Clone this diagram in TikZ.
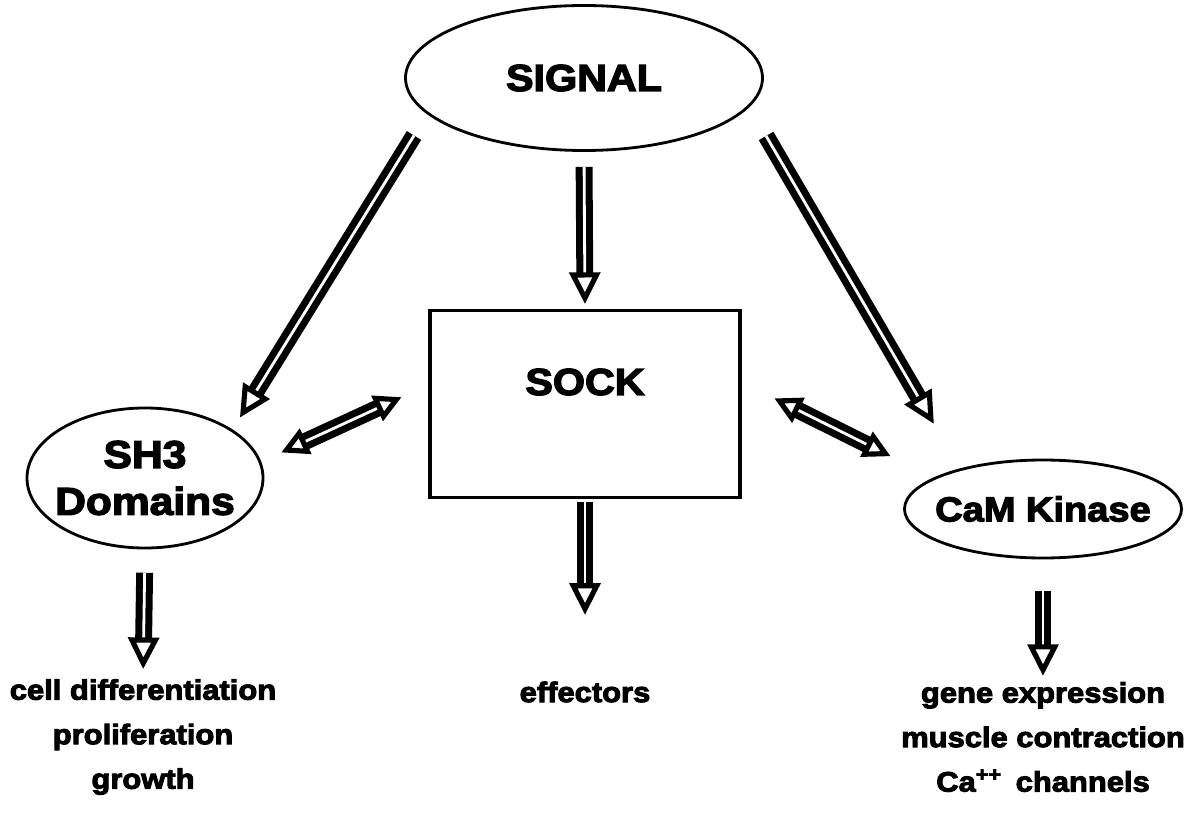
\documentclass[tikz,border=0pt]{standalone}
\usepackage{fontspec}
\newfontfamily\heavy{Liberation Sans Bold}[FakeBold=3.5, FakeStretch=1.1]
\usetikzlibrary{shapes.geometric, arrows.meta}

\tikzset{
  blob/.style={ellipse, draw, line width=2.4pt, inner sep=0pt},
  hollow/.style={double, double distance=2.4pt, line width=6pt,
    -{Triangle[open, length=27pt, width=26pt, line width=4.4pt]}},
  hollowboth/.style={hollow,
    {Triangle[open, length=23pt, width=23pt, line width=4.4pt]}-{Triangle[open, length=23pt, width=23pt, line width=4.4pt]}},
  outcome/.style={align=center, inner sep=0pt, font=\heavy\fontsize{24}{38}\selectfont}
}

\begin{document}
\begin{tikzpicture}[x=0.03cm, y=-0.03cm]
\useasboundingbox (0,0) rectangle (1191,814);

% the four boxes
\node[blob, minimum width=10.71cm, minimum height=4.35cm,
      font=\heavy\fontsize{32}{38}\selectfont] (signal) at (584,78) {SIGNAL};
\node[draw, line width=2.6pt, minimum width=9.3cm, minimum height=5.61cm,
      label={[yshift=0.66cm, font=\heavy\fontsize{32}{38}\selectfont]center:SOCK}] (sock) at (585,404) {};
\node[blob, inner xsep=-12pt, minimum width=7.08cm, minimum height=4.2cm, align=center,
      font=\heavy\fontsize{33}{40}\selectfont] (sh3) at (145,478) {SH3\\Domains};
\node[blob, inner xsep=-11pt, minimum width=8.31cm, minimum height=2.94cm,
      font=\heavy\fontsize{29.5}{36}\selectfont] (cam) at (1043,509) {CaM Kinase};

% what comes out of them
\node[outcome] (diff) at (143,737) {cell differentiation\\proliferation\\growth};
\node[outcome] (eff) at (585,692) {effectors};
\node[outcome] (gene) at (1043,737) {gene expression\\muscle contraction\\Ca\textsuperscript{++}\enspace channels};

% signal goes down to all three
\draw[hollow, shorten <=0.75cm, shorten >=0.42cm] (signal.193) -- (sh3.29.4);
\draw[hollow, shorten <=0.45cm, shorten >=0.15cm] (signal.south) -- (sock.north);
\draw[hollow, shorten <=1cm, shorten >=1.55cm] (signal.350) -- (cam.154);

% two way links with SOCK
\draw[hollowboth, shorten <=0.66cm, shorten >=0.89cm] (sh3.8.4) -- (sock.173);
\draw[hollowboth, shorten <=1.1cm, shorten >=1.44cm] (sock.8) -- (cam.164);

% downstream
\draw[hollow, shorten <=0.7cm, shorten >=0.3cm] (sh3.south) -- (diff.north);
\draw[hollow, shorten <=0.09cm, shorten >=2cm] (sock.south) -- (eff.north);
\draw[hollow, shorten <=0.96cm, shorten >=0.18cm] (cam.south) -- (gene.north);
\end{tikzpicture}
\end{document}
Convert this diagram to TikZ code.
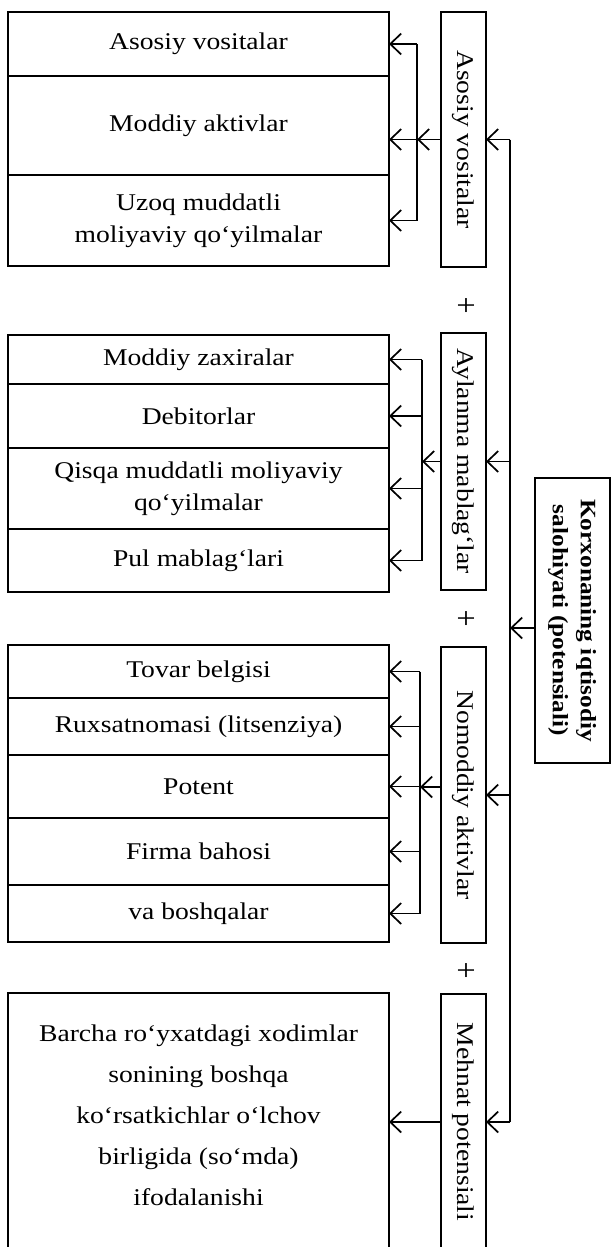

Prompt | Locate each line with the word "diagram" and copy it.

Worked solution |
Clone this diagram in TikZ.
Convert this diagram to TikZ code.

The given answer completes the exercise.